I don’t really believe that perfect or imperfect bodies exist or they’ll ever do, it’s just the idea that we have stereotypically built as a society in order to separate different body types as fat, slim, ugly, skinny, etc., adding all the way up to how people already feel about their insecurities during the day. I’ve shot people who were skinny and I’ve shot people who were bigger, either, and it has been a pleasure to be around what by the end of the day call ‘souls’, and that’s how I would like to remain in the upcoming years as an artist, truthful, to what I’ve felt while looking at people’s hidden smile while they’re trying to cover any type of scars they acquired by the time they got older, being all embarrassed about it, yet so fulfilled.
Has any your photos been banned by social media and what do you think about censorship?
Quite a few of my photographs have been banned on Instagram since I started posting pictures of both of my published projects, which used to scare me since I do understand that I don’t have the power to defend myself since they are the only ones who can decide where this kind of limitation if not place or form of fascism, ends up being a form of expression under certain circumstances. It comes to what anyone can define as artistic or just vulgar since everything is so subjective, although now, it makes me happy because I can clearly see that people get annoyed or feel scared, irritated, etc., but what matters the most to me, is that they do feel, and that’s a blessing.
And the last question dear Helias what are your next projects you are working on?

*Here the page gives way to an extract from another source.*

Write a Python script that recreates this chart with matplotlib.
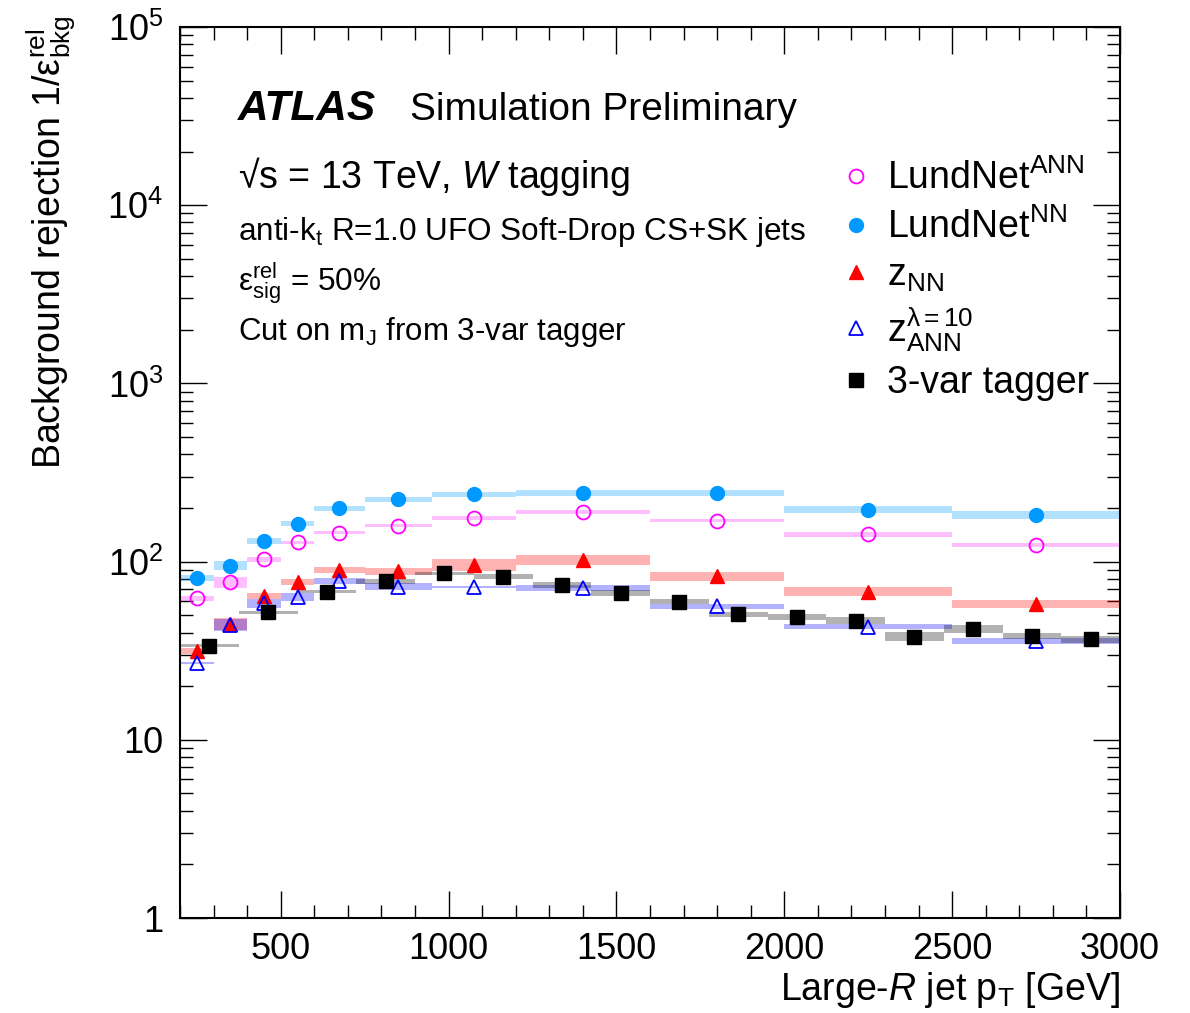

I am now planning to go back to Greece to create a series based on Nikos Alexis Aslanoglou’s poems, who is one the poets who have inspired me the most. It will be an homage to what I feel as an artist that needs to be shown to the audience on how homosexuals have felt abandoned through the years, and still do in quite a few countries, with laws that tend to make us feel scummy. I have three projects that remain unpublished for the moment and I am planning to get in touch with art galleries to exhibit them since the material is quite more sensitive and sharp from what I shown so far.